While this institutional model worked well for the wealthy, this sort of meandering is too risky for students of socio-economically disadvantaged backgrounds, whose shot at success is perceived to depend on playing the cards right, and opting for “safe” career tracks in medicine, actuarial science and finance.

Furthermore, these corrections to enhance social mobility are limited in their capability. Nearly everyone applying to college are adults by the time they matriculate; in the 17-some years leading up to then, the formative variables such as grade school, high school, community and family structure all cause class divisions. The disadvantaged will have taken different courses, played different sports and extracurriculars, socialized in different circles, grown up in a family environment of different socio-economic values and faced additional pressures and burdens from their peers. It is no surprise, then, that 9 out of 10 first generation students don’t graduate from college within six years. A college education has become more attainable for those who seek it, but comparatively little has been done to make this education relevant to the newer, wider clientele.

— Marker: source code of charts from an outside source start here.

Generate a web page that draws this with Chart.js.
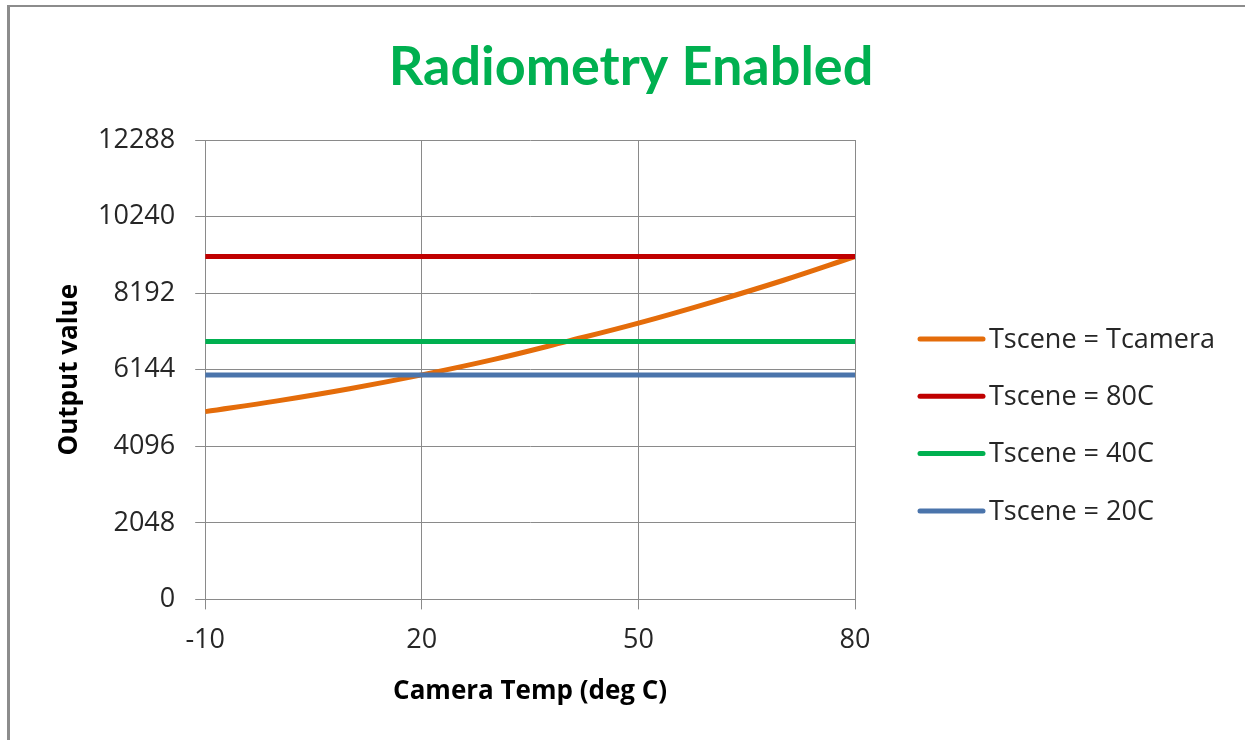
<!DOCTYPE html>
<html>
<head>
<meta charset="utf-8">
<script src="https://cdn.jsdelivr.net/npm/chart.js@4.4.1/dist/chart.umd.min.js"></script>
<style>
  html, body { margin: 0; padding: 0; background: #fff; }
  #frame { position: absolute; left: 0; top: 0; width: 1245px; height: 740px; }
  #edgeTop { position: absolute; left: 7px; top: 5px; width: 1238px; height: 2px; background: #8c8c8c; }
  #edgeLeft { position: absolute; left: 7px; top: 5px; width: 3px; height: 735px; background: #8c8c8c; }
  canvas { position: absolute; left: 0; top: 0; }
</style>
</head>
<body>
<div id="frame">
  <canvas id="c" width="1245" height="740"></canvas>
  <div id="edgeTop"></div>
  <div id="edgeLeft"></div>
</div>
<script>
const titleText = "Radiometry Enabled";
const xTitle = "Camera Temp (deg C)";
const yTitle = "Output value";
const cameraTemps = [-10, 0, 10, 20, 30, 40, 50, 60, 70, 80];
const tsceneEqualsTcamera = [5022, 5310, 5635, 6005, 6420, 6896, 7390, 7940, 8530, 9172];
const tscene80C = [9172, 9172, 9172, 9172, 9172, 9172, 9172, 9172, 9172, 9172];
const tscene40C = [6896, 6896, 6896, 6896, 6896, 6896, 6896, 6896, 6896, 6896];
const tscene20C = [6005, 6005, 6005, 6005, 6005, 6005, 6005, 6005, 6005, 6005];
const seriesNames = ["Tscene = Tcamera", "Tscene = 80C", "Tscene = 40C", "Tscene = 20C"];
const seriesColors = ["#E46C0A", "#C00000", "#00B050", "#4A74AB"];
const yTicks = [0, 2048, 4096, 6144, 8192, 10240, 12288];
const xTicks = [-10, 20, 50, 80];

const FONT = "'Open Sans', Lato, sans-serif";
const TITLE_FONT = "Lato, 'Open Sans', sans-serif";
const allSeries = [tsceneEqualsTcamera, tscene80C, tscene40C, tscene20C];
const drawOrder = [4, 3, 2, 1];
const datasets = allSeries.map((vals, i) => ({
  label: seriesNames[i],
  data: vals.map((v, j) => ({ x: cameraTemps[j], y: v })),
  borderColor: seriesColors[i],
  backgroundColor: seriesColors[i],
  borderWidth: 5,
  pointRadius: 0,
  tension: i === 0 ? 0.4 : 0,
  borderCapStyle: 'butt',
  order: drawOrder[i]
}));

const overlayPlugin = {
  id: 'overlay',
  afterDraw(chart) {
    const ctx = chart.ctx;
    const ca = chart.chartArea;
    ctx.save();
    // chart title
    ctx.fillStyle = '#00B050';
    ctx.font = "bold 54px " + TITLE_FONT;
    ctx.textAlign = 'center';
    ctx.textBaseline = 'alphabetic';
    ctx.fillText(titleText, 631, 85);
    // y axis title
    ctx.save();
    ctx.translate(70, (ca.top + ca.bottom) / 2);
    ctx.rotate(-Math.PI / 2);
    ctx.fillStyle = '#000';
    ctx.font = "bold 26px " + FONT;
    ctx.textAlign = 'center';
    ctx.textBaseline = 'middle';
    ctx.fillText(yTitle, 0, 0);
    ctx.restore();
    // legend
    const x0 = ca.right + 65;
    const yStart = 339;
    const gap = 57.3;
    seriesNames.forEach((name, i) => {
      const y = yStart + i * gap;
      ctx.strokeStyle = seriesColors[i];
      ctx.lineWidth = 5;
      ctx.lineCap = 'round';
      ctx.beginPath();
      ctx.moveTo(x0, y);
      ctx.lineTo(x0 + 63, y);
      ctx.stroke();
      ctx.fillStyle = '#262626';
      ctx.font = "27px " + FONT;
      ctx.textBaseline = 'middle';
      ctx.textAlign = 'left';
      ctx.fillText(name, x0 + 69, y + 1);
    });
    ctx.restore();
  }
};

new Chart(document.getElementById('c'), {
  type: 'line',
  data: { datasets },
  options: {
    responsive: false,
    animation: false,
    layout: { padding: { left: 78, right: 390, top: 140, bottom: 29 } },
    plugins: {
      legend: { display: false },
      tooltip: { enabled: false },
      title: { display: false }
    },
    scales: {
      x: {
        type: 'linear',
        min: -10, max: 80,
        afterBuildTicks: (axis) => { axis.ticks = xTicks.map(v => ({ value: v })); },
        ticks: { color: '#262626', font: { family: FONT, size: 27 }, padding: 15, callback: (v) => String(v) },
        grid: { color: '#8a8a8a', lineWidth: 1, tickLength: 10, drawTicks: true },
        border: { color: '#8a8a8a', width: 1 },
        title: { display: true, text: xTitle, color: '#000', font: { family: FONT, size: 26, weight: 'bold' }, padding: { top: 4 } }
      },
      y: {
        min: 0, max: 12288,
        afterBuildTicks: (axis) => { axis.ticks = yTicks.map(v => ({ value: v })); },
        ticks: { color: '#262626', font: { family: FONT, size: 27 }, padding: 20, callback: (v) => String(v) },
        grid: { color: '#8a8a8a', lineWidth: 1, tickLength: 10, drawTicks: true },
        border: { color: '#8a8a8a', width: 1 },
        title: { display: false }
      }
    }
  },
  plugins: [overlayPlugin]
});
</script>
</body>
</html>
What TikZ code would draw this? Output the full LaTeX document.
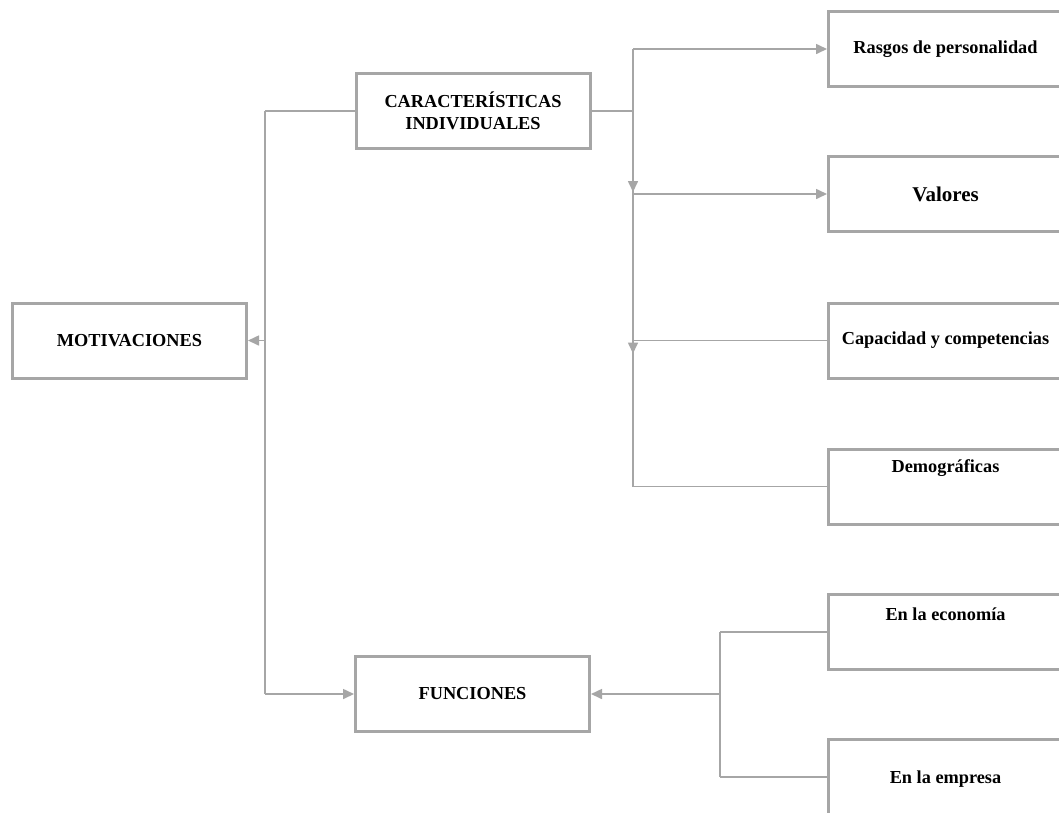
\documentclass[tikz,border=0pt]{standalone}
\usepackage{fontspec}
\setmainfont{Liberation Serif}
\usetikzlibrary{arrows.meta}
\definecolor{linegray}{HTML}{A6A6A6}
\begin{document}
\begin{tikzpicture}[x=1pt,y=-1pt,
  box/.style={draw=linegray, line width=3pt, fill=white, minimum width=234pt, minimum height=75pt, inner sep=0pt},
  txt/.style={font=\bfseries\fontsize{18.3}{22}\selectfont, align=center, text=black},
  conn/.style={draw=linegray, line width=1.6pt},
  arr/.style={conn, -{Triangle[length=11pt,width=10pt]}}
]
\useasboundingbox (0,0) rectangle (1059,812);
\clip (0,0) rectangle (1059,812);
\fill[white] (0,0) rectangle (1059,812);

% coordinates
\coordinate (lc) at (265,111);
\coordinate (lm) at (265,340.5);
\coordinate (lf) at (265,694);
\coordinate (jc) at (633,111);
\coordinate (jtop) at (633,49);
\coordinate (jv) at (633,194);
\coordinate (jcap) at (633,340.5);
\coordinate (jdem) at (633,486.5);
\coordinate (jf) at (720,694);
\coordinate (je) at (720,632);
\coordinate (jm) at (720,777);

% connectors
\draw[conn] (lc) -- (lf);
\draw[conn] (jtop) -- (jdem);
\draw[conn] (je) -- (jm);

% boxes
\node[box] (motiv) at (129.5,340.5) {};
\node[box] (carac) at (473,111) {};
\node[box] (func) at (472.5,694) {};
\node[box] (rasgos) at (945.5,49) {};
\node[box] (valores) at (945.5,194) {};
\node[box] (capac) at (945.5,340.5) {};
\node[box] (demo) at (945.5,486.5) {};
\node[box] (econ) at (945.5,632) {};
\node[box] (empresa) at (945.5,777) {};

% texts
\node[txt] (tmotiv) at (motiv.center) {MOTIVACIONES};
\node[txt] (tcarac) at (carac.center) {CARACTERÍSTICAS\\INDIVIDUALES};
\node[txt] (tfunc) at (func.center) {FUNCIONES};
\node[txt] (trasgos) at (rasgos.center) {Rasgos de personalidad};
\node[txt, font=\bfseries\fontsize{21}{24}\selectfont] (tvalores) at (valores.center) {Valores};
\node[txt] (tcapac) at (capac.center) {Capacidad y competencias};
\node[txt] (tdemo) at (945.5,468) {Demográficas};
\node[txt] (tecon) at (945.5,614) {En la economía};
\node[txt] (tempresa) at (945.5,779) {En la empresa};

% arrows and links
\draw[conn] (carac.west) -- (lc);
\draw[arr] (lm) -- (motiv.east);
\draw[arr] (lf) -- (func.west);
\draw[conn] (carac.east) -- (jc);
\draw[arr] (jtop) -- (rasgos.west);
\draw[arr] (jv) -- (valores.west);
\draw[conn] (jcap) -- (capac.west);
\draw[conn] (jdem) -- (demo.west);
\draw[arr] (jc) -- ++(0,81);
\draw[arr] (jcap) -- ++(0,13);
\draw[arr] (jf) -- (func.east);
\draw[conn] (je) -- (econ.west);
\draw[conn] (jm) -- (empresa.west);
\end{tikzpicture}
\end{document}
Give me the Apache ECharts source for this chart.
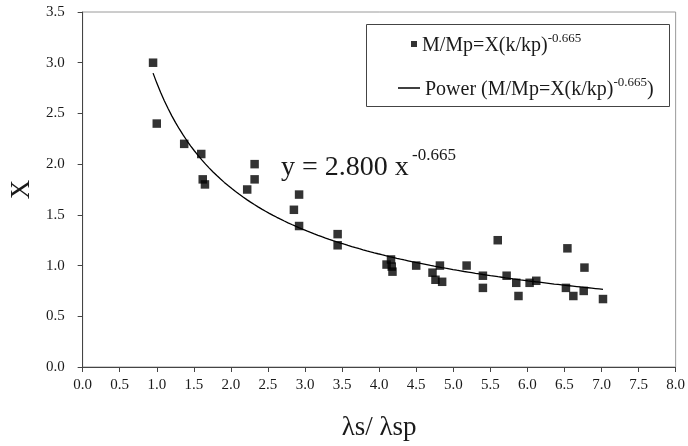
<!DOCTYPE html>
<html>
<head>
<meta charset="utf-8">
<script src="https://cdn.jsdelivr.net/npm/echarts@6/dist/echarts.min.js"></script>
<style>
  html, body { margin: 0; padding: 0; background: #fff; }
  #chart { width: 688px; height: 446px; }
</style>
</head>
<body>
<div id="chart"></div>
<script>
// Measured ratio λs/λsp for each sample
const ratioX = [0.95, 1.0, 1.37, 1.6, 1.62, 1.65, 2.22, 2.32, 2.32, 2.85, 2.92, 2.92,
  3.44, 3.44, 4.1, 4.16, 4.17, 4.18, 4.5, 4.72, 4.82, 4.76, 4.85, 5.18, 5.6, 5.4, 5.4,
  5.72, 5.85, 5.88, 6.03, 6.12, 6.54, 6.52, 6.62, 6.77, 6.76, 7.02];
// Corresponding X values
const valueX = [3.0, 2.4, 2.2, 2.1, 1.85, 1.8, 1.75, 2.0, 1.85, 1.55, 1.7, 1.39,
  1.31, 1.2, 1.01, 1.06, 0.99, 0.94, 1.0, 0.93, 1.0, 0.86, 0.84, 1.0, 1.25, 0.9, 0.78,
  0.9, 0.83, 0.7, 0.83, 0.85, 1.17, 0.78, 0.7, 0.98, 0.75, 0.67];

// Power trendline as printed on the chart: y = 2.800 x^-0.665
const fitCoef = 2.8;
const fitExp = -0.665;

const xTicks = { min: 0, max: 8, interval: 0.5 };
const yTicks = { min: 0, max: 3.5, interval: 0.5 };

const scatterName = 'M/Mp=X(k/kp)^-0.665';
const powerName = 'Power (M/Mp=X(k/kp)^-0.665)';

const points = ratioX.map((x, i) => [x, valueX[i]]);

// Sample the fitted power curve across the span of the measurements
const xLo = Math.min(...ratioX), xHi = Math.max(...ratioX);
const fitCurve = [];
for (let k = 0; k <= 120; k++) {
  const x = xLo + (xHi - xLo) * k / 120;
  fitCurve.push([x, fitCoef * Math.pow(x, fitExp)]);
}

const serif = '"Liberation Serif", "Times New Roman", serif';
const ink = '#1a1a1a';

const chart = echarts.init(document.getElementById('chart'), null, { renderer: 'canvas' });

const legendRich = {
  n: { fontFamily: serif, fontSize: 20, color: ink, lineHeight: 24, verticalAlign: 'bottom' },
  s: { fontFamily: serif, fontSize: 13, color: ink, lineHeight: 24, verticalAlign: 'top' }
};

chart.setOption({
  animation: false,
  backgroundColor: '#fff',
  grid: {
    left: 82, right: 12, top: 12, bottom: 79,
    show: true, borderColor: '#9a9a9a', borderWidth: 1, backgroundColor: '#fff'
  },
  xAxis: {
    type: 'value',
    min: xTicks.min, max: xTicks.max, interval: xTicks.interval,
    name: 'λs/ λsp',
    nameLocation: 'middle',
    nameGap: 47,
    nameTextStyle: { fontFamily: serif, fontSize: 27, color: ink },
    axisLine: { show: true, lineStyle: { color: '#444', width: 1 } },
    axisTick: { show: true, inside: false, length: 5, lineStyle: { color: '#444' } },
    axisLabel: { fontFamily: serif, fontSize: 15, color: ink, margin: 11,
      formatter: v => v.toFixed(1) },
    splitLine: { show: false }
  },
  yAxis: {
    type: 'value',
    min: yTicks.min, max: yTicks.max, interval: yTicks.interval,
    name: 'X',
    nameLocation: 'middle',
    nameRotate: 90,
    nameGap: 42,
    nameTextStyle: { fontFamily: serif, fontSize: 27, color: ink },
    axisLine: { show: true, lineStyle: { color: '#444', width: 1 } },
    axisTick: { show: true, inside: false, length: 5, lineStyle: { color: '#444' } },
    axisLabel: { fontFamily: serif, fontSize: 15, color: ink, margin: 18,
      formatter: v => v.toFixed(1) },
    splitLine: { show: false }
  },
  legend: [
    {
      data: [{ name: scatterName, icon: 'rect' }],
      left: 406, top: 27,
      itemWidth: 6, itemHeight: 6,
      formatter: () => '{n|M/Mp=X(k/kp)}{s|-0.665}',
      textStyle: { rich: legendRich }
    },
    {
      data: [{ name: powerName, icon: 'rect' }],
      left: 393, top: 71,
      itemWidth: 22, itemHeight: 1.5,
      formatter: () => '{n|Power (M/Mp=X(k/kp)}{s|-0.665}{n|)}',
      textStyle: { rich: legendRich }
    }
  ],
  graphic: [
    {
      type: 'rect', z: 0,
      shape: { x: 366.5, y: 24.5, width: 303, height: 82 },
      style: { fill: '#fff', stroke: '#444', lineWidth: 1 }
    },
    {
      type: 'text', z: 10, left: 281, top: 154,
      style: { text: 'y = 2.800 x', font: '28px ' + serif, fill: ink }
    },
    {
      type: 'text', z: 10, left: 412, top: 147,
      style: { text: '-0.665', font: '17px ' + serif, fill: ink }
    }
  ],
  series: [
    {
      name: scatterName,
      type: 'scatter',
      data: points,
      symbol: 'rect',
      symbolSize: 8.5,
      itemStyle: { color: '#000' },
      z: 3
    },
    {
      name: powerName,
      type: 'line',
      data: fitCurve,
      symbol: 'none',
      smooth: false,
      lineStyle: { color: '#000', width: 1.3 },
      itemStyle: { color: '#000' },
      z: 2
    }
  ]
});
</script>
</body>
</html>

This cultural disparity reflects two different values when operating under the “college is what you make of it” mantra: Socio-economically disadvantaged students use college as a pragmatic springboard to upper-middle class stability, while the Establishment sees it as a formative rite of passage and an intellectual playground. As universities open themselves to a more diverse population and move beyond a strict relationship with the Establishment, they must recalibrate themselves to better serve their new demographic.